A credible IRS is crucial
Attacks seek to undermine agency’s ability to roll out reform law
It didn’t take long for the IRS scandal to metastasize. Last week, the midlevel bureaucrat at the center of the mushrooming affair, Lois Lerner, invoked her constitutional right to avoid self-incrimination. Rep. Darrell Issa (R-Calif.), chairman of the House Oversight and Government Reform Committee, said the public should draw no inference from her refusal to testify about the “outrageous IRS targeting of Americans for their political beliefs.” Right.
“What’s she hiding?” Rep. Vern Buchanan (R-Fla.) told Politico. “The American people demand and deserve answers.” House Speaker John Boehner (R-Ohio) set the tone by demanding before the first hearing that someone go to jail.
The Obama administration did little better in its effort to avoid getting bogged down in multiple congressional investigations. The president dispatched Attorney General Eric Holder to launch his own investigation even though IRS officials testified under oath that there had been no communications between the White House and the IRS, which was also the finding of the Treasury’s inspector general.
So what does any of this have to do with healthcare reform, you may be asking? Last week, I called the head of the scrupulously nonpartisan Tax Policy Center in Washington to see if the scandal would have any impact on the IRS’ ability to carry out its role in the Patient Protection and Affordable Care Act, aka Obamacare. His answer: “I don’t know.”

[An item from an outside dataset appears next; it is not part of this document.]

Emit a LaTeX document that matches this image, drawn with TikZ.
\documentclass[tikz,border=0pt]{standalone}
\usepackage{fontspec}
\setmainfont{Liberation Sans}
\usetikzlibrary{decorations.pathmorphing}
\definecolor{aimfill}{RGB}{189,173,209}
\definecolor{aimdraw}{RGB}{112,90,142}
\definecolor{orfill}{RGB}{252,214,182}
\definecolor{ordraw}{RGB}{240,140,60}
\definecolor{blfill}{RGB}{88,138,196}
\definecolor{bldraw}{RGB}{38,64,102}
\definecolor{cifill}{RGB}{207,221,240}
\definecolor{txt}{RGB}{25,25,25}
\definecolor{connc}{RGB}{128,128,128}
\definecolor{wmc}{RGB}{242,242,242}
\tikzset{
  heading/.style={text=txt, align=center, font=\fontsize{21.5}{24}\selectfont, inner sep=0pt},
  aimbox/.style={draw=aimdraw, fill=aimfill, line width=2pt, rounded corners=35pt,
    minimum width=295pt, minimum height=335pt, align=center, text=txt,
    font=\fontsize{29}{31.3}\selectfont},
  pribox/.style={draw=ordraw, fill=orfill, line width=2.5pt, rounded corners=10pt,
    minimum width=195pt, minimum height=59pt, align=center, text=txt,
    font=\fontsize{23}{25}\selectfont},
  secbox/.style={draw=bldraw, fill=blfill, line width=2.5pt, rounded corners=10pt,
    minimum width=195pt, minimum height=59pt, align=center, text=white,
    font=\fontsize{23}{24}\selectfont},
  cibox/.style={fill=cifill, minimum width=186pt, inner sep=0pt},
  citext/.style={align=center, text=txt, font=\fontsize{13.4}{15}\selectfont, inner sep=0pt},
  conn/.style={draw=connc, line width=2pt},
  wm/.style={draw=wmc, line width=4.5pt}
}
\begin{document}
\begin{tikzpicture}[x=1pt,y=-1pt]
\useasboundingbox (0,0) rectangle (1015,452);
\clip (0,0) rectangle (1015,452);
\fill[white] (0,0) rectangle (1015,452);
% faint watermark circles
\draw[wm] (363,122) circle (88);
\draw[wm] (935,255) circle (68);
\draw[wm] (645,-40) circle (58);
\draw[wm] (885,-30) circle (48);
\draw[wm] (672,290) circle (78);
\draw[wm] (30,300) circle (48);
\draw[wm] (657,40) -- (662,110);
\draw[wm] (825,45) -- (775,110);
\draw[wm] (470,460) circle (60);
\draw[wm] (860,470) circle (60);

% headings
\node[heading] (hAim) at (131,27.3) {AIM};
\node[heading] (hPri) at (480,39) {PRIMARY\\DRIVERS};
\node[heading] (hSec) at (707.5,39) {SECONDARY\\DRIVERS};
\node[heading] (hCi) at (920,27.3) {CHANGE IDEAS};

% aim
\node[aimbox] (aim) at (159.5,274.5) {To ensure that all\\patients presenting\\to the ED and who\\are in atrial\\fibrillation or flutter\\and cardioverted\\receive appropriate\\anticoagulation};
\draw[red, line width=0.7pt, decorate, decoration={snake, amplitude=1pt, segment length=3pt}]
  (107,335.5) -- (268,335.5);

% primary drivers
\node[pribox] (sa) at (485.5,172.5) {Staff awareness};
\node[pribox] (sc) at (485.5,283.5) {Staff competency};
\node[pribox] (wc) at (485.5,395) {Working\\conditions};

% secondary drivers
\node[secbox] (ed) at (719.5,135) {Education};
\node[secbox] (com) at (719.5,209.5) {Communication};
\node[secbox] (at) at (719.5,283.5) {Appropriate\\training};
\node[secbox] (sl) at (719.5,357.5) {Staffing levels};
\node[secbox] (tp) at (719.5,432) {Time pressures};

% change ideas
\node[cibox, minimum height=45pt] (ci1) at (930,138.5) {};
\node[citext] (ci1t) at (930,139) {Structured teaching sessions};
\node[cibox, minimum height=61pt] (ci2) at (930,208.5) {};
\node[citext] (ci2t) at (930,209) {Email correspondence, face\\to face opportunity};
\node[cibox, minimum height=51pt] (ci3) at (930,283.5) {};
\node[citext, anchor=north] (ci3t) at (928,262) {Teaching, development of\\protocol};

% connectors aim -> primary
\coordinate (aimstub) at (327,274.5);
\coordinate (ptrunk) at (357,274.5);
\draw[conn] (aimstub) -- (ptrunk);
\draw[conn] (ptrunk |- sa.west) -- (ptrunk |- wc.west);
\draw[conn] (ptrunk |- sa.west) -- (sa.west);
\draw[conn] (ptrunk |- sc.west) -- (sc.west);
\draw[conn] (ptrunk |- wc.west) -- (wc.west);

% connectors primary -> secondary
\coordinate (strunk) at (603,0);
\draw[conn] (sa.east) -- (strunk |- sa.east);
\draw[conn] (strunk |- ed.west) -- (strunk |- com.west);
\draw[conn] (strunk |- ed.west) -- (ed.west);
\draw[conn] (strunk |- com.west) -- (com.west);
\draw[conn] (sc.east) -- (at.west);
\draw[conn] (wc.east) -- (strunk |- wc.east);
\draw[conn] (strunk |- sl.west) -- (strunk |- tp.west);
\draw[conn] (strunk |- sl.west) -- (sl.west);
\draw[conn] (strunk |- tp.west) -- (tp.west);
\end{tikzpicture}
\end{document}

That’s a disturbing response. The IRS’ entire mission—collecting taxes—depends on the American people’s faith in its ability to carry out the law in a fair and evenhanded manner. If it loses its credibility, the rollout of healthcare reform is doomed. Let us count the ways the IRS will be crucial to carrying out the law. The IRS will be responsible for determining household income and eligibility for insurance subsidies on the state and federal exchanges, as well as imposing a tax on people who fail to buy insurance.
The IRS will be assessing a $2,000-per-employee penalty on employers with more than 50 workers who do not offer health insurance coverage to their workers. It will allocate tax credits to small businesses with fewer than 25 workers that offer coverage as long as they pay for half the cost.
To finance healthcare reform, the IRS will be collecting a slew of new and expanded taxes. They include a 0.9% Medicare surtax on family incomes over $250,000 and individual incomes over $125,000, and expanding the Medicare payroll tax to cover interest, dividends and capital gains, which go mostly to the well-off. Indeed, 85% of the $318 billion raised over the next decade by those two levies will come from the top 1% of households.
The IRS will be collecting new taxes from the medical device, pharmaceutical and health insurance industries. Starting in 2018, it will impose a tax on Cadillac plans, which will require it to determine if the cost of family coverage exceeds $27,500.
But it isn’t just anti-tax fever that is motivating the Tea Partybacked opponents of Obamacare. Last week, Rep. Michele Bachmann (R-Minn.) told ABC News that Americans’ “most personal, sensitive, intimate, private healthcare information is in the hands of the IRS that’s been willing to use people’s tax information against political opponents of this administration.”
IRS officials have repeatedly testified on Capitol Hill—long before the current affair—that they would have no access to personal health information. The journalism watchdog Factcheck.org called the Bachmann slur an example of “Republican overreach” on the IRS issue.
We’re at a moment when what the uninsured public and small employers need is honest, dispassionate information about the rollout of reform. What we’ve got instead is a public square dominated by political opportunists whose only mission is undermining the law and politically destroying its namesake.